# [What to work on]
Retype every line from the start of the data down to and including the line with "(7,6) -- (7,1371);". Skip the pictures.

# [Data extract]
+---+

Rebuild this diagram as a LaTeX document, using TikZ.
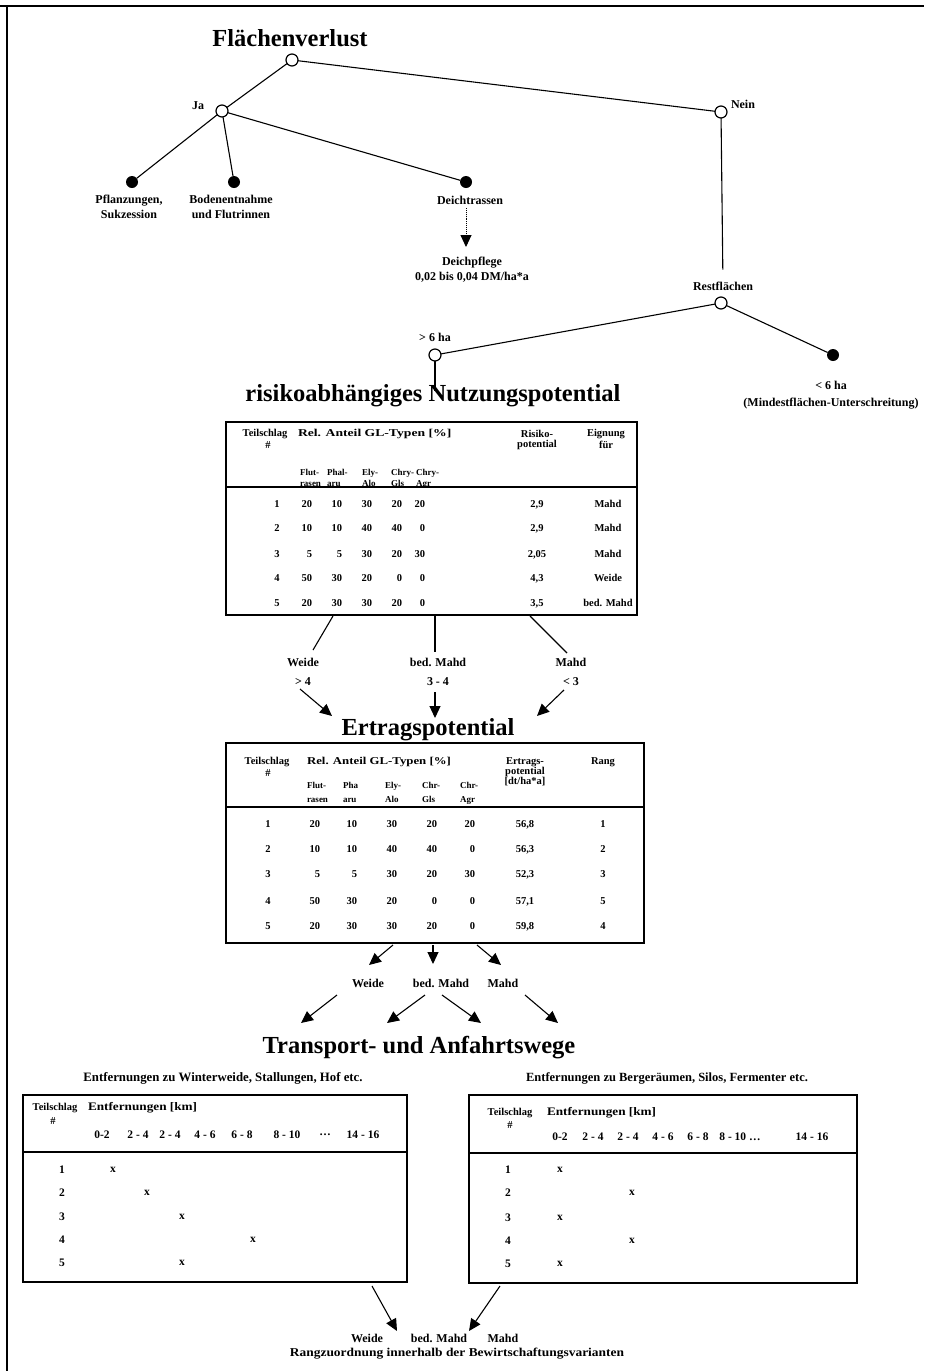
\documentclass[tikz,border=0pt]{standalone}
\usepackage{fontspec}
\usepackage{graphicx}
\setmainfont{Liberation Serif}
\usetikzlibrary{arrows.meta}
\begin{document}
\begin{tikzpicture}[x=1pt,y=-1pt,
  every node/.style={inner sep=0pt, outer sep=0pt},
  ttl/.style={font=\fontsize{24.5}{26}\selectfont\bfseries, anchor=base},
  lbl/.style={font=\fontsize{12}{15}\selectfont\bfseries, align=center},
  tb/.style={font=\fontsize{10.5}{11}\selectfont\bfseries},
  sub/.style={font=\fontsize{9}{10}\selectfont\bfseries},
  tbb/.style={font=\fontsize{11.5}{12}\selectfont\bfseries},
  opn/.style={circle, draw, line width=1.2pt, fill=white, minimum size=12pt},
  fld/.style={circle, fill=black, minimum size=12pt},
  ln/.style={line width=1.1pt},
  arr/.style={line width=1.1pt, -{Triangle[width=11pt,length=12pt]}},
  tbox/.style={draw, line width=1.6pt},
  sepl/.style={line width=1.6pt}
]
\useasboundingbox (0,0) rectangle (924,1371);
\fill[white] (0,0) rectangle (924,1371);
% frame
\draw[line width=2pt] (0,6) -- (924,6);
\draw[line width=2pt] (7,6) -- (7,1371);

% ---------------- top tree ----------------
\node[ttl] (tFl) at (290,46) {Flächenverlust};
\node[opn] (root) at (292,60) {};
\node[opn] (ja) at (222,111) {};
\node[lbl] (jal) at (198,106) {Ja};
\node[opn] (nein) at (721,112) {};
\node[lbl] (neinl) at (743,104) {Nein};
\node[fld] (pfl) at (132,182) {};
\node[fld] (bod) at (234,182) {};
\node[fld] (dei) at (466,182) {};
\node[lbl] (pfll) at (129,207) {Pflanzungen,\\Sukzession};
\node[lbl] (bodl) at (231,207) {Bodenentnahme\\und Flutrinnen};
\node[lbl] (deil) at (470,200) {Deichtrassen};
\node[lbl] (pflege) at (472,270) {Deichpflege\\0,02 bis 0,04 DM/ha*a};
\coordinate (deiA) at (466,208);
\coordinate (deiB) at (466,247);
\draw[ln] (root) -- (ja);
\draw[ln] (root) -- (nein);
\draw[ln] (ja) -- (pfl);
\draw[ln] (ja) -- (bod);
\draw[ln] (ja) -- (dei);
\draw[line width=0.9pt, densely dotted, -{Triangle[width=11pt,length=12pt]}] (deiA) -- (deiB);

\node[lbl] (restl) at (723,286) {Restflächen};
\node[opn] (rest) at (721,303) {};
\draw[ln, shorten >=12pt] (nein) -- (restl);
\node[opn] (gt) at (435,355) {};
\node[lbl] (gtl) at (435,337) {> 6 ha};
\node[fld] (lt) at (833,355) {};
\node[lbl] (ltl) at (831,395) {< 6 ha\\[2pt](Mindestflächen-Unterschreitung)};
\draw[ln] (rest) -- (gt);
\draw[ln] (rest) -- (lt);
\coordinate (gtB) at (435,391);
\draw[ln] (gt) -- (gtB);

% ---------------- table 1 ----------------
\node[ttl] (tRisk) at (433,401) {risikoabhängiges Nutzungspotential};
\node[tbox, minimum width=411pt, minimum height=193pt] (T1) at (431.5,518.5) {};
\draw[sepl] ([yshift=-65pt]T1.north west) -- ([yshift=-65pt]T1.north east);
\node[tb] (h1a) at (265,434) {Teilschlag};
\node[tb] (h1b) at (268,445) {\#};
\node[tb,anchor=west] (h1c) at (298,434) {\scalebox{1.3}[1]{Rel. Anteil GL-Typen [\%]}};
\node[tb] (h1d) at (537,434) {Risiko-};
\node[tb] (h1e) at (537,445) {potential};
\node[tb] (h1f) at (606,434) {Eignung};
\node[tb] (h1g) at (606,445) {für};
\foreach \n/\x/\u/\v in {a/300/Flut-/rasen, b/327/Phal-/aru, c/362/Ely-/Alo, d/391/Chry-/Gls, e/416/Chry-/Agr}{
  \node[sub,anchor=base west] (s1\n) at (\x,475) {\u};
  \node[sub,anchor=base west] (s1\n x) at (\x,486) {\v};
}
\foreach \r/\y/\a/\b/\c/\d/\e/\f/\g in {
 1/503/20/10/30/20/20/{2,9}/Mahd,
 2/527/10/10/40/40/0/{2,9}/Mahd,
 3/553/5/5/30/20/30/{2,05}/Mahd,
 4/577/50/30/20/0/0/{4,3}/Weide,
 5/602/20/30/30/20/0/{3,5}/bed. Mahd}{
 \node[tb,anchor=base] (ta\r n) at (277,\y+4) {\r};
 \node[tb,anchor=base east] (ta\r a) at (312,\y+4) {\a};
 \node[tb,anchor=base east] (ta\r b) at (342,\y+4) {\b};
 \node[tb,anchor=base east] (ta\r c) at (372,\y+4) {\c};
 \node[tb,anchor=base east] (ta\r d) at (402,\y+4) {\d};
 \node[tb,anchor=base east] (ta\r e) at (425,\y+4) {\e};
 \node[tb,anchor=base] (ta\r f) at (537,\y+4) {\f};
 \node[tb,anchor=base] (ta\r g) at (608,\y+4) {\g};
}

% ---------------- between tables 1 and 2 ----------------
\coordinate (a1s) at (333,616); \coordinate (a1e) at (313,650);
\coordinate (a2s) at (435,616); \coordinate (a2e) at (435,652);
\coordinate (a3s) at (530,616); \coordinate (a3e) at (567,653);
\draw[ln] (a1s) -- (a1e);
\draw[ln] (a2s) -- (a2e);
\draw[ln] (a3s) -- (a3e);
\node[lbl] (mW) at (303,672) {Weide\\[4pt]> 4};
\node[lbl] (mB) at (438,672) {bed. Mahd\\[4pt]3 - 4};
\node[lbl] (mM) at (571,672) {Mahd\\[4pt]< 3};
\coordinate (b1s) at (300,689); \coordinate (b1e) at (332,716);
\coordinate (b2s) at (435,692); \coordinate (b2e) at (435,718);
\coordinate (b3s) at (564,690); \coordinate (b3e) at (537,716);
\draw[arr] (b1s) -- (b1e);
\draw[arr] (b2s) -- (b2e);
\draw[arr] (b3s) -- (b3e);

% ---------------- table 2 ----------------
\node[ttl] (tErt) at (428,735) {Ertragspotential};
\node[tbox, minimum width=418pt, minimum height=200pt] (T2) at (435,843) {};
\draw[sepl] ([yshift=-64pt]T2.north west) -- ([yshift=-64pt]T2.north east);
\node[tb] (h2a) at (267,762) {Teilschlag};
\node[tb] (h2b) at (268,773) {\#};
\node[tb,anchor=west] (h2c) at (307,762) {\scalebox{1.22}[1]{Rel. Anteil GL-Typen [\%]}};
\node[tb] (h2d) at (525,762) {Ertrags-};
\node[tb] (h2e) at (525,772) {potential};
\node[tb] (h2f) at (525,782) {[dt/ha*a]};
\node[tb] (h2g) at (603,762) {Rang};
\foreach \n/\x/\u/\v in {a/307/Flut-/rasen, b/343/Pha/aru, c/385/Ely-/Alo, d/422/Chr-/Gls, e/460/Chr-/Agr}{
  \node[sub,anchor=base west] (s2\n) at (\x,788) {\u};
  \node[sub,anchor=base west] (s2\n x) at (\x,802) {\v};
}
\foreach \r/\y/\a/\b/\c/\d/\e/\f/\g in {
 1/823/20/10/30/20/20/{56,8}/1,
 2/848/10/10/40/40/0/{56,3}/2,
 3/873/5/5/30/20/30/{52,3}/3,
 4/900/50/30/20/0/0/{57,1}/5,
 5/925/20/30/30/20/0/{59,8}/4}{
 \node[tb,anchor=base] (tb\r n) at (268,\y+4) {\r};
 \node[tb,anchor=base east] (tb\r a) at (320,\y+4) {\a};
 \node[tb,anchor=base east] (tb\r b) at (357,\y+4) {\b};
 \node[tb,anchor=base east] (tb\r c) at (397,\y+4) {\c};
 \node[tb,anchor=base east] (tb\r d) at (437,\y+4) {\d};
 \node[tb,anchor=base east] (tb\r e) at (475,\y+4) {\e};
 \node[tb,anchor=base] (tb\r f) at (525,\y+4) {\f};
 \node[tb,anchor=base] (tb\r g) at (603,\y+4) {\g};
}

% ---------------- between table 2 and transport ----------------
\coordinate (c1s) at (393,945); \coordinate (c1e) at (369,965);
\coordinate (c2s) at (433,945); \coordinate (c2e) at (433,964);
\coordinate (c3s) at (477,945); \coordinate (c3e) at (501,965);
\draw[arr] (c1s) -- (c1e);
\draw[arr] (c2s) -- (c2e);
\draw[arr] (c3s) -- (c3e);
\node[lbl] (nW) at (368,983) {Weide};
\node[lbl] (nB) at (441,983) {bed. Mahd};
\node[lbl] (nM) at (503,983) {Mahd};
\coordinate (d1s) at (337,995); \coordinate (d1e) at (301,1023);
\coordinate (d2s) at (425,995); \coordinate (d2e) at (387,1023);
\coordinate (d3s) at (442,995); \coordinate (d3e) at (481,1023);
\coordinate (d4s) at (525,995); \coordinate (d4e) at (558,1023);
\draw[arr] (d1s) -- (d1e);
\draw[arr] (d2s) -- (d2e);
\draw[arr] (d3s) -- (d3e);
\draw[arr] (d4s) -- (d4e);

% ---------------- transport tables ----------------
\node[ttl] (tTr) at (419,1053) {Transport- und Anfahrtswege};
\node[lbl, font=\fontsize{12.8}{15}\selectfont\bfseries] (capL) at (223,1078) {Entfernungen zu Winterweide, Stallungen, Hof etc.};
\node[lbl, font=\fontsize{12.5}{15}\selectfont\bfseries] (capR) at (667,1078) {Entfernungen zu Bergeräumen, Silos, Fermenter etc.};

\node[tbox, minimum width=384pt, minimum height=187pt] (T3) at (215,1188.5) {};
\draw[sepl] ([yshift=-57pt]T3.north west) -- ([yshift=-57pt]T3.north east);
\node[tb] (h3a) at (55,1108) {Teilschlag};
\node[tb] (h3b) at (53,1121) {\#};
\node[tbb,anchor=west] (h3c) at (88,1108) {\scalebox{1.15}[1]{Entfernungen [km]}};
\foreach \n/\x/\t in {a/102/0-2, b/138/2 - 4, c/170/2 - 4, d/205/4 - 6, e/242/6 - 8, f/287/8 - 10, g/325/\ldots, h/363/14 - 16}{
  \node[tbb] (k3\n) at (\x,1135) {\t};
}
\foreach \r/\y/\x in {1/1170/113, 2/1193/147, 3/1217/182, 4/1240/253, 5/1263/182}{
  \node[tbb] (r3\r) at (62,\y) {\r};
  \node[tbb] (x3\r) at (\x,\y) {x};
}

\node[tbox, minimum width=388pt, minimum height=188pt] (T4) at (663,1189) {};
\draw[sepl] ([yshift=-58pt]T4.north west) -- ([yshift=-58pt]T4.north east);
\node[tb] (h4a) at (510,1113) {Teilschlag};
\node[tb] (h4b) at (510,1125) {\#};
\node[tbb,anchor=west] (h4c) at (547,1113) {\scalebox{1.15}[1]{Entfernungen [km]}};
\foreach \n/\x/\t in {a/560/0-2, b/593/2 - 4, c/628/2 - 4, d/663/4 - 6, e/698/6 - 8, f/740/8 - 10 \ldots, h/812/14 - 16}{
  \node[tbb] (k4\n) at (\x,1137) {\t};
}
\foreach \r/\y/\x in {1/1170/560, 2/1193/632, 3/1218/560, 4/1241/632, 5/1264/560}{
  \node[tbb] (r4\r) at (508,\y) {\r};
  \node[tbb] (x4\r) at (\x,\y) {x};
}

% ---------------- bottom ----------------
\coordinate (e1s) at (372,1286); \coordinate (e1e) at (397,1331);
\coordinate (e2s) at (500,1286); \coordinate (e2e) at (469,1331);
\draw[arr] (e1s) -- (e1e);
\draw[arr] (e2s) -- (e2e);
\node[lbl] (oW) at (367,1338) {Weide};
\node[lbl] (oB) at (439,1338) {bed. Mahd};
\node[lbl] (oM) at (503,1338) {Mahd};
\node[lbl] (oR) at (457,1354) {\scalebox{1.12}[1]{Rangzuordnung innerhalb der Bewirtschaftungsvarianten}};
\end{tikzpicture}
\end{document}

+---+

# [Answer to this problem]
Rebuild this diagram as a LaTeX document, using TikZ.
\documentclass[tikz,border=0pt]{standalone}
\usepackage{fontspec}
\usepackage{graphicx}
\setmainfont{Liberation Serif}
\usetikzlibrary{arrows.meta}
\begin{document}
\begin{tikzpicture}[x=1pt,y=-1pt,
  every node/.style={inner sep=0pt, outer sep=0pt},
  ttl/.style={font=\fontsize{24.5}{26}\selectfont\bfseries, anchor=base},
  lbl/.style={font=\fontsize{12}{15}\selectfont\bfseries, align=center},
  tb/.style={font=\fontsize{10.5}{11}\selectfont\bfseries},
  sub/.style={font=\fontsize{9}{10}\selectfont\bfseries},
  tbb/.style={font=\fontsize{11.5}{12}\selectfont\bfseries},
  opn/.style={circle, draw, line width=1.2pt, fill=white, minimum size=12pt},
  fld/.style={circle, fill=black, minimum size=12pt},
  ln/.style={line width=1.1pt},
  arr/.style={line width=1.1pt, -{Triangle[width=11pt,length=12pt]}},
  tbox/.style={draw, line width=1.6pt},
  sepl/.style={line width=1.6pt}
]
\useasboundingbox (0,0) rectangle (924,1371);
\fill[white] (0,0) rectangle (924,1371);
% frame
\draw[line width=2pt] (0,6) -- (924,6);
\draw[line width=2pt] (7,6) -- (7,1371);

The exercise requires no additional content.